## Begin

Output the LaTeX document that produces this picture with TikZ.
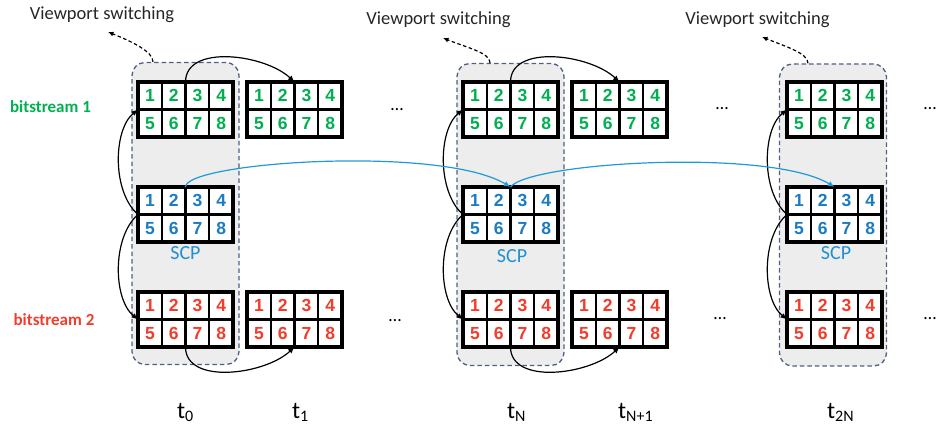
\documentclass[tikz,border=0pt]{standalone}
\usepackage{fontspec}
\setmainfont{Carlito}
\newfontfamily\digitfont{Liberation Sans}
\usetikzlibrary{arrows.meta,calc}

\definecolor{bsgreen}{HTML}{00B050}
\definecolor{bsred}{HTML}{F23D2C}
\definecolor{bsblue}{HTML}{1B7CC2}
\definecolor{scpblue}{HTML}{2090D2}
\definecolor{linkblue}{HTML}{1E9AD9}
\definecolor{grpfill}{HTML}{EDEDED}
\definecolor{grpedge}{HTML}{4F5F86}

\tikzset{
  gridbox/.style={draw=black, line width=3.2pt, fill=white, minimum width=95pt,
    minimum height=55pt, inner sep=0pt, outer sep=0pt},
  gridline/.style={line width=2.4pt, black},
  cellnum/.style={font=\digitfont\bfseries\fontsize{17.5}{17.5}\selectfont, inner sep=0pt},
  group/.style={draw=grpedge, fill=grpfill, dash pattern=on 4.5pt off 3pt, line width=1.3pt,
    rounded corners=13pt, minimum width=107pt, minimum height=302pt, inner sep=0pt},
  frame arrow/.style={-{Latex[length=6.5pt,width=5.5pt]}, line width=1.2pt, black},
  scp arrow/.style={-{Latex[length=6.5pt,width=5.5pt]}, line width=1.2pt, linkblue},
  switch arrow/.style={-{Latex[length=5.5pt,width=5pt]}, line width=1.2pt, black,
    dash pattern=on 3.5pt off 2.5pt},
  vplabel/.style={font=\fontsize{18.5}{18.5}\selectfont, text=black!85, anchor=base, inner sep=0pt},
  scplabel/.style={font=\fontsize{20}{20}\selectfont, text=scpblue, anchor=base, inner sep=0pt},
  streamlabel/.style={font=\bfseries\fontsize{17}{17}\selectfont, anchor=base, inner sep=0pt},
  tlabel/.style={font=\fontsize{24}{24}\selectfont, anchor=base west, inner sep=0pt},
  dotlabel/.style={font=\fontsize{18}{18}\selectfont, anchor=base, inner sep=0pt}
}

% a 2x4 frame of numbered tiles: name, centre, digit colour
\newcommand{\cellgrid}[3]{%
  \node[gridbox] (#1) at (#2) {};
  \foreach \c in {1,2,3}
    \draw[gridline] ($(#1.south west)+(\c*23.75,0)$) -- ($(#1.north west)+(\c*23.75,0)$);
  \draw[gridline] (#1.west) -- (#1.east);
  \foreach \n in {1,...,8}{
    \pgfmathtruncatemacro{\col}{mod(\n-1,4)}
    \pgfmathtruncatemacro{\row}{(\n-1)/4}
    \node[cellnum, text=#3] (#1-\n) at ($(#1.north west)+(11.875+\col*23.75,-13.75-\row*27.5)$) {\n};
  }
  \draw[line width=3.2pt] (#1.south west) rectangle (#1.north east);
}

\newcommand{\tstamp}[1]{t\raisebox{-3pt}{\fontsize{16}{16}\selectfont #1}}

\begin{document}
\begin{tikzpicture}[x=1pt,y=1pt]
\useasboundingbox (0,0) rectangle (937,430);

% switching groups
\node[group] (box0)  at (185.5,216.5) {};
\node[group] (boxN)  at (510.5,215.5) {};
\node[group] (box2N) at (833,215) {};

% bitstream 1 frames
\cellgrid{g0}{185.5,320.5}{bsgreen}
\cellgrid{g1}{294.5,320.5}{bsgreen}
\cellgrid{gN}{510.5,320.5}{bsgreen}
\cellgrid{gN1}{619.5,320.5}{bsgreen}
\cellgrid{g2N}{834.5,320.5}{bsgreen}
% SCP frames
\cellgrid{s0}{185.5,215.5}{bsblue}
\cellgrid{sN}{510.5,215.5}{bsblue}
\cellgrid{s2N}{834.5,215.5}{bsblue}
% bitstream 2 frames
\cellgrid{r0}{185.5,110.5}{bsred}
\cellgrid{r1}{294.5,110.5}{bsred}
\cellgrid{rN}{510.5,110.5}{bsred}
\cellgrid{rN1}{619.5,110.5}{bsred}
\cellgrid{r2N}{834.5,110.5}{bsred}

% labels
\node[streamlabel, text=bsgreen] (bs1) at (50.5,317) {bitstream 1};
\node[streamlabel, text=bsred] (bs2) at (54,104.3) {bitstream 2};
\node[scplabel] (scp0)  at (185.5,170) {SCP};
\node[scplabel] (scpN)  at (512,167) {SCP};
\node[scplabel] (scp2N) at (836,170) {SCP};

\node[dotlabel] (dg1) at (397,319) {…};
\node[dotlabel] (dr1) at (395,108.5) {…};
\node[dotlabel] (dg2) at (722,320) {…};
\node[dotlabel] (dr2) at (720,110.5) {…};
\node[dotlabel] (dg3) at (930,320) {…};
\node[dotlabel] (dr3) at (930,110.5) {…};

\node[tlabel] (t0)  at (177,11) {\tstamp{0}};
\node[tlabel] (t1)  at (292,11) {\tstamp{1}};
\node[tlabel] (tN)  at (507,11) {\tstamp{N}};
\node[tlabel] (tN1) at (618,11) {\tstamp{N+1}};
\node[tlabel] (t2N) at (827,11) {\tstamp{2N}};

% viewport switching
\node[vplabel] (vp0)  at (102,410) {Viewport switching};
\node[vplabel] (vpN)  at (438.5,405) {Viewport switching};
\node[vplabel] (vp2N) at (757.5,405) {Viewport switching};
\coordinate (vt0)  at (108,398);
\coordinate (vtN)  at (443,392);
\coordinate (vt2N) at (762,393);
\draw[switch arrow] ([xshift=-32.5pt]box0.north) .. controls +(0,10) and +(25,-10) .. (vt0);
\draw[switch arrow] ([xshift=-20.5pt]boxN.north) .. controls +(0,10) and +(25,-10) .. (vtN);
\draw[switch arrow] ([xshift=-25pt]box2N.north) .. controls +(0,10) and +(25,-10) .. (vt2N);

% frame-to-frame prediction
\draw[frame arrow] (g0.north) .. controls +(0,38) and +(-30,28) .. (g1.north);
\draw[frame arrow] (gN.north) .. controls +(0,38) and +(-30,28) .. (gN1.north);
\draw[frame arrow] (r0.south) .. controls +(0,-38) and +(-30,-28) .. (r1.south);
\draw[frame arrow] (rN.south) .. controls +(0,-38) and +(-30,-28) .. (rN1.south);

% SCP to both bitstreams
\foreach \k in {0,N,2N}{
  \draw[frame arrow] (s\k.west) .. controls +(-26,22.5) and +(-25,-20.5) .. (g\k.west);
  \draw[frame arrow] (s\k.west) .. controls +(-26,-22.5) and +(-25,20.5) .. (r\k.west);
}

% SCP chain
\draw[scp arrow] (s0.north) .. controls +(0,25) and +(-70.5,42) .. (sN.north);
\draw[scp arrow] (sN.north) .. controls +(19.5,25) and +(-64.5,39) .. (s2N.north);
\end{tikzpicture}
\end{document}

## End

# Your goal
Make an exact reproduction of the listing above, without any pictures.

# Task solution
Output the LaTeX document that produces this picture with TikZ.
\documentclass[tikz,border=0pt]{standalone}
\usepackage{fontspec}
\setmainfont{Carlito}
\newfontfamily\digitfont{Liberation Sans}
\usetikzlibrary{arrows.meta,calc}

\definecolor{bsgreen}{HTML}{00B050}
\definecolor{bsred}{HTML}{F23D2C}
\definecolor{bsblue}{HTML}{1B7CC2}
\definecolor{scpblue}{HTML}{2090D2}
\definecolor{linkblue}{HTML}{1E9AD9}
\definecolor{grpfill}{HTML}{EDEDED}
\definecolor{grpedge}{HTML}{4F5F86}

\tikzset{
  gridbox/.style={draw=black, line width=3.2pt, fill=white, minimum width=95pt,
    minimum height=55pt, inner sep=0pt, outer sep=0pt},
  gridline/.style={line width=2.4pt, black},
  cellnum/.style={font=\digitfont\bfseries\fontsize{17.5}{17.5}\selectfont, inner sep=0pt},
  group/.style={draw=grpedge, fill=grpfill, dash pattern=on 4.5pt off 3pt, line width=1.3pt,
    rounded corners=13pt, minimum width=107pt, minimum height=302pt, inner sep=0pt},
  frame arrow/.style={-{Latex[length=6.5pt,width=5.5pt]}, line width=1.2pt, black},
  scp arrow/.style={-{Latex[length=6.5pt,width=5.5pt]}, line width=1.2pt, linkblue},
  switch arrow/.style={-{Latex[length=5.5pt,width=5pt]}, line width=1.2pt, black,
    dash pattern=on 3.5pt off 2.5pt},
  vplabel/.style={font=\fontsize{18.5}{18.5}\selectfont, text=black!85, anchor=base, inner sep=0pt},
  scplabel/.style={font=\fontsize{20}{20}\selectfont, text=scpblue, anchor=base, inner sep=0pt},
  streamlabel/.style={font=\bfseries\fontsize{17}{17}\selectfont, anchor=base, inner sep=0pt},
  tlabel/.style={font=\fontsize{24}{24}\selectfont, anchor=base west, inner sep=0pt},
  dotlabel/.style={font=\fontsize{18}{18}\selectfont, anchor=base, inner sep=0pt}
}

% a 2x4 frame of numbered tiles: name, centre, digit colour
\newcommand{\cellgrid}[3]{%
  \node[gridbox] (#1) at (#2) {};
  \foreach \c in {1,2,3}
    \draw[gridline] ($(#1.south west)+(\c*23.75,0)$) -- ($(#1.north west)+(\c*23.75,0)$);
  \draw[gridline] (#1.west) -- (#1.east);
  \foreach \n in {1,...,8}{
    \pgfmathtruncatemacro{\col}{mod(\n-1,4)}
    \pgfmathtruncatemacro{\row}{(\n-1)/4}
    \node[cellnum, text=#3] (#1-\n) at ($(#1.north west)+(11.875+\col*23.75,-13.75-\row*27.5)$) {\n};
  }
  \draw[line width=3.2pt] (#1.south west) rectangle (#1.north east);
}

\newcommand{\tstamp}[1]{t\raisebox{-3pt}{\fontsize{16}{16}\selectfont #1}}

\begin{document}
\begin{tikzpicture}[x=1pt,y=1pt]
\useasboundingbox (0,0) rectangle (937,430);

% switching groups
\node[group] (box0)  at (185.5,216.5) {};
\node[group] (boxN)  at (510.5,215.5) {};
\node[group] (box2N) at (833,215) {};

% bitstream 1 frames
\cellgrid{g0}{185.5,320.5}{bsgreen}
\cellgrid{g1}{294.5,320.5}{bsgreen}
\cellgrid{gN}{510.5,320.5}{bsgreen}
\cellgrid{gN1}{619.5,320.5}{bsgreen}
\cellgrid{g2N}{834.5,320.5}{bsgreen}
% SCP frames
\cellgrid{s0}{185.5,215.5}{bsblue}
\cellgrid{sN}{510.5,215.5}{bsblue}
\cellgrid{s2N}{834.5,215.5}{bsblue}
% bitstream 2 frames
\cellgrid{r0}{185.5,110.5}{bsred}
\cellgrid{r1}{294.5,110.5}{bsred}
\cellgrid{rN}{510.5,110.5}{bsred}
\cellgrid{rN1}{619.5,110.5}{bsred}
\cellgrid{r2N}{834.5,110.5}{bsred}

% labels
\node[streamlabel, text=bsgreen] (bs1) at (50.5,317) {bitstream 1};
\node[streamlabel, text=bsred] (bs2) at (54,104.3) {bitstream 2};
\node[scplabel] (scp0)  at (185.5,170) {SCP};
\node[scplabel] (scpN)  at (512,167) {SCP};
\node[scplabel] (scp2N) at (836,170) {SCP};

\node[dotlabel] (dg1) at (397,319) {…};
\node[dotlabel] (dr1) at (395,108.5) {…};
\node[dotlabel] (dg2) at (722,320) {…};
\node[dotlabel] (dr2) at (720,110.5) {…};
\node[dotlabel] (dg3) at (930,320) {…};
\node[dotlabel] (dr3) at (930,110.5) {…};

\node[tlabel] (t0)  at (177,11) {\tstamp{0}};
\node[tlabel] (t1)  at (292,11) {\tstamp{1}};
\node[tlabel] (tN)  at (507,11) {\tstamp{N}};
\node[tlabel] (tN1) at (618,11) {\tstamp{N+1}};
\node[tlabel] (t2N) at (827,11) {\tstamp{2N}};

% viewport switching
\node[vplabel] (vp0)  at (102,410) {Viewport switching};
\node[vplabel] (vpN)  at (438.5,405) {Viewport switching};
\node[vplabel] (vp2N) at (757.5,405) {Viewport switching};
\coordinate (vt0)  at (108,398);
\coordinate (vtN)  at (443,392);
\coordinate (vt2N) at (762,393);
\draw[switch arrow] ([xshift=-32.5pt]box0.north) .. controls +(0,10) and +(25,-10) .. (vt0);
\draw[switch arrow] ([xshift=-20.5pt]boxN.north) .. controls +(0,10) and +(25,-10) .. (vtN);
\draw[switch arrow] ([xshift=-25pt]box2N.north) .. controls +(0,10) and +(25,-10) .. (vt2N);

% frame-to-frame prediction
\draw[frame arrow] (g0.north) .. controls +(0,38) and +(-30,28) .. (g1.north);
\draw[frame arrow] (gN.north) .. controls +(0,38) and +(-30,28) .. (gN1.north);
\draw[frame arrow] (r0.south) .. controls +(0,-38) and +(-30,-28) .. (r1.south);
\draw[frame arrow] (rN.south) .. controls +(0,-38) and +(-30,-28) .. (rN1.south);

% SCP to both bitstreams
\foreach \k in {0,N,2N}{
  \draw[frame arrow] (s\k.west) .. controls +(-26,22.5) and +(-25,-20.5) .. (g\k.west);
  \draw[frame arrow] (s\k.west) .. controls +(-26,-22.5) and +(-25,20.5) .. (r\k.west);
}

% SCP chain
\draw[scp arrow] (s0.north) .. controls +(0,25) and +(-70.5,42) .. (sN.north);
\draw[scp arrow] (sN.north) .. controls +(19.5,25) and +(-64.5,39) .. (s2N.north);
\end{tikzpicture}
\end{document}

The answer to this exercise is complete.